Project Bid Checklist

Bid Intake and Go/No-Go

    Capture owner, architect, delivery method (lump sum, GMP, CM at risk), bid due date, and addenda channel. Mismatched delivery methods are a common reason bids are disqualified at opening.

    Verify the firm's contractor license is active in the project state, the classification covers the scope, and any owner-required prequal (ISNetworld, Avetta, owner PQ form) is current. On public work, confirm DBE / MWBE certifications if goals apply.

    Pre-con director reviews fit: project type, geography, backlog, owner history, designer history, schedule risk. A no-go here is cheaper than a no-bid two days before submission.

    Chief estimator names the lead estimator, MEP estimator, and bid coordinator. Block calendars through bid day and reserve internal review slots now.

Document Review and Site Investigation

    Pull the full set from the bid portal: A, S, M, P, E, C, L, F series plus Division 0 and 1 specs. Set an addenda watch — bidding off a superseded set is the single most common disqualification.

    Sign the attendance sheet — most public bids reject non-attendees. Photograph existing conditions, note logistics constraints (laydown, hoisting, access), and verify utility tie-in points against the civil drawings.

    Submit clarifications on conflicts, missing details, and scope ambiguities through the bid portal. Track the RFI cutoff date — questions after the cutoff get no answer and become qualifications in your proposal.

    Capture what the bid does and does not include — hazmat abatement, rock excavation, builder's risk, permits, off-hours work. Owners often strip qualifications at award; if the exclusion isn't on the bid form, assume it's in scope.

Quantity Takeoff and Pricing

    Run the takeoff in Bluebeam Revu or On-Screen Takeoff against the latest addenda set. Reconcile self-perform divisions against historical unit costs from prior projects of similar type and size.

    Use crew rates burdened with current workers' comp, fringes, and payroll taxes. On Davis-Bacon or state prevailing-wage projects, price labor at the published wage determination, not standard shop rates.

    Site staff (PM, super, PE, safety), trailer, dumpsters, temporary power and water, hoisting, layout, final clean. Tie GC duration to the schedule — a 14-month GC with a 10-month schedule is a common leveling-day giveback.
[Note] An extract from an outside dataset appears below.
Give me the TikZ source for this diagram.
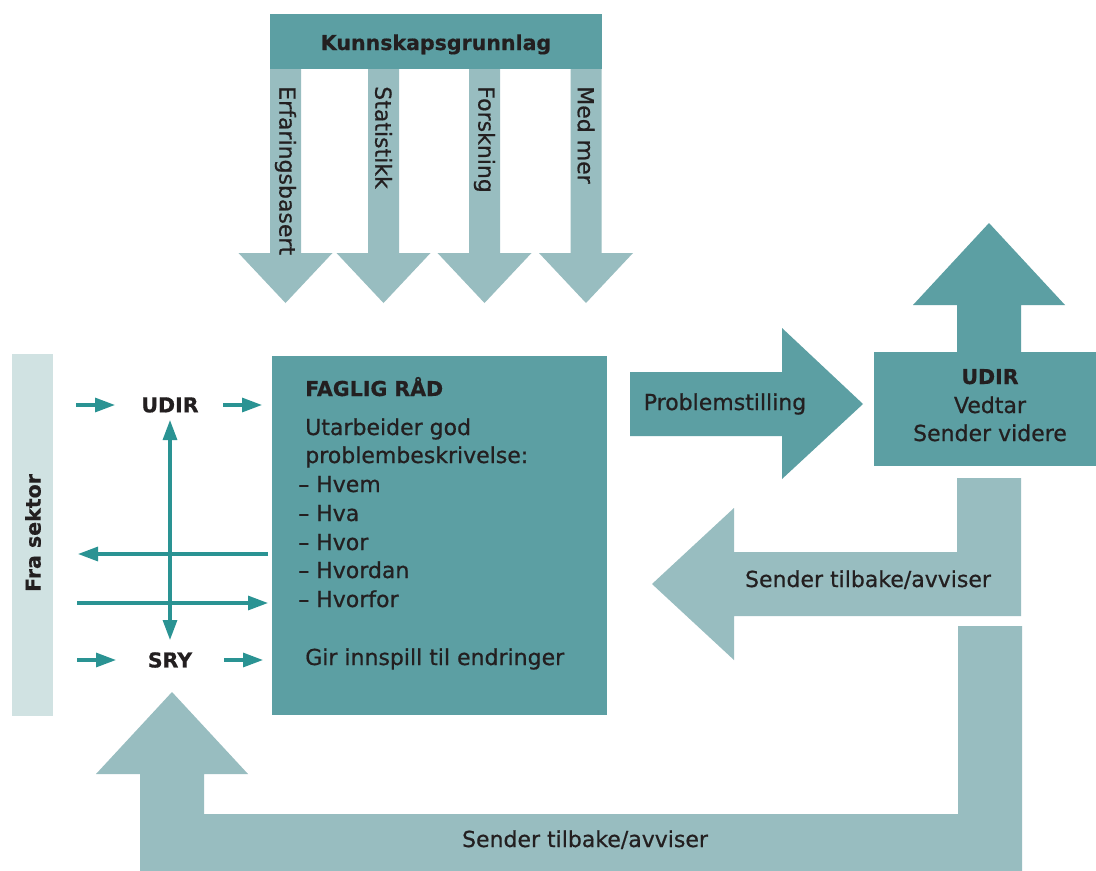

    Project executive sets fee based on competitive landscape and risk profile. Add escalation against the schedule midpoint for steel, copper, and switchgear; add contingency for design completeness (DD vs. CD set).

Subcontractor and Supplier Solicitation

    Send through BuildingConnected or Procore Bid Management. Target three priced bids per scope minimum. Confirm each invitee is on the firm's approved sub list and carries required insurance limits.

    On public projects with participation goals, document outreach: who was contacted, when, what scope. Good-faith-effort logs are routinely audited; missing documentation gets bids rejected even when the goal was met.

    Build a leveling sheet per CSI division. Normalize inclusions, exclusions, alternates, and unit prices. The low number is rarely the apples-to-apples low number — back-charge risk lives in the gaps.

    Get written quote validity dates from suppliers on long-lead items: switchgear, generators, AHUs, structural steel. Verify lead times against the construction schedule before committing.

Bonds, Insurance, and Compliance

    Read the instructions to bidders for bid bond percentage (typically 5-10%) and acceptable surety rating (A.M. Best A- or better, Treasury Listed). Cashier's checks and letters of credit are sometimes accepted in lieu — confirm.

    Send the bond request to the surety with project name, owner, bid amount range, and bid date. Original bond and power of attorney must be wet-signed and delivered with the hard-copy bid for most public agencies.

    Pull the wage determination (Davis-Bacon for federal, state determinations for state-funded work). Confirm the project's certified-payroll cycle and WH-347 obligations before pricing labor — the rates affect both self-perform and sub pricing.

    If the project is wrap-up enrolled, deduct GL and workers' comp from sub bids per the wrap manual; missing this deduct on a $40M project is a six-figure pricing error. Otherwise confirm the firm's GL, auto, umbrella, and builder's risk meet the spec.

Bid Assembly and Submission

    Project executive, pre-con director, and chief estimator review the full estimate: scope coverage, sub leveling, GCs, fee, and schedule alignment. Document the final number and any last-minute scope adjustments.

    Fill the owner's bid form verbatim — modifications to the form are routinely grounds for disqualification. Verify alternates, unit prices, allowance acknowledgements, and addenda acknowledgements line up with the priced estimate.

    Public bid openings are absolute — one minute late is rejected. Send a runner with the hard-copy package and bond, confirm receipt at the desk, and capture the time stamp. Electronic submissions: upload at least 30 minutes early to allow for portal failures.

    Save the takeoff, leveling sheets, sub quotes, RFIs, and final estimate to the bid archive. After the bid opening, log the apparent low and the spread — the historical bid-results database is the firm's best estimating tool over time.